The Colombian government is making progress in dealing with insurgents and narcotics, he said.
''The population now views the army, because of the professional training of the 7th Special Forces Group, with higher regard than they do the Catholic Church,'' O'Connell said.
O'Connell said he is ''a very strong supporter of psychological operations.'' Fort Bragg's U.S. Army Special Operations Command oversees psy ops, which includes the use of broadcasts and printed materials to influence behavior and attitudes in foreign countries during peace and war.
''We are going to turn the Defense Department into a different type of department,'' Thomas W. O'Connell said. ''The mandate is on the wall. We are going to have to be prepared as an armed force to do much more on the humanitarian side, transition to and from war. I've got some strong feelings on this. I think we are going the right way.''
Translation - 'we have to increase recruitment'.
Calpernia,
Thanks for exposing this bit of junior secretary's idiocy to the bright lights of clear analysis.
Here's what the dope should've said.
First, it is not the job of the military to build nations, rather, it is their job to protect this nation by killing it's enemies and destroying their weapons of war. To distract them from that goal is a major mistake.
The task of nation-building is the job of the State Department, and uses the help of both Treasury and Commerce. The military provides security.
We can only hope that the current administration will implement a general staff system whereby senior political operatives in the executive branch coordinate the work of the top four Cabinet Secretaries. Too long have they wandered around with only their own preferences for guidance.
It's been a major failure of this administration, and of all previous administrations - except perhaps for George Marshall's - to coordinate the actions of our senior government managers.
Thanks for the ping!
great - now we're exporting our nanny state and our taxdollars overseas for this ?
how about we just cut out this type of junk and concentrate on the mission of defending the homeland ?
Why do we have a Peace Corps? Either use it for humanitarian operations, or disband it.
naw....
/sarcasm?
How do you get that conclusion? This article is about future missions for Special Operations -- they only need about 50,000 people now, and for the most part they have more volunteers than open slots (with some exceptions in Army reserve Civil Affairs and PSYOP units). What does recruitment have to do with it?
Bump!
I didn't think about the roles played by State, Commerce, Treasury, etc in the war on terrorism, but you're right -- this war should be a "full court press" with everyone doing their part of the overall job. The general public has roles they can play as well.

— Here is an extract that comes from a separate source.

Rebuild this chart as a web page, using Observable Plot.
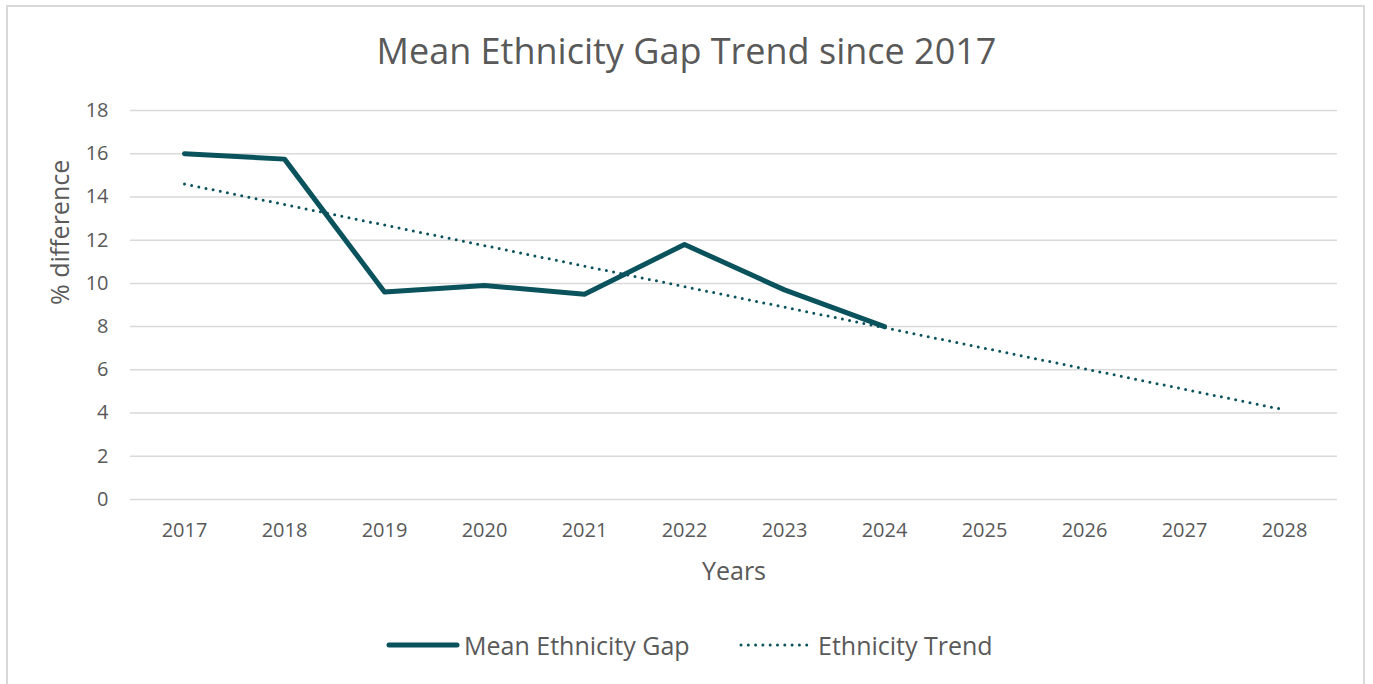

I'm new to an Army Civil Affairs unit, so I'm trying to learn all I can about Special Operations. It's an extremely impressive organization, but also prone to misunderstandings about the missions. And I've got a nagging feeling that as impressive as the organization really is, we could use new ideas. We need new ways to reach out to foreign populations and help them believe in democracy & good, limited government -- and the other core values that have made this country so exceptional.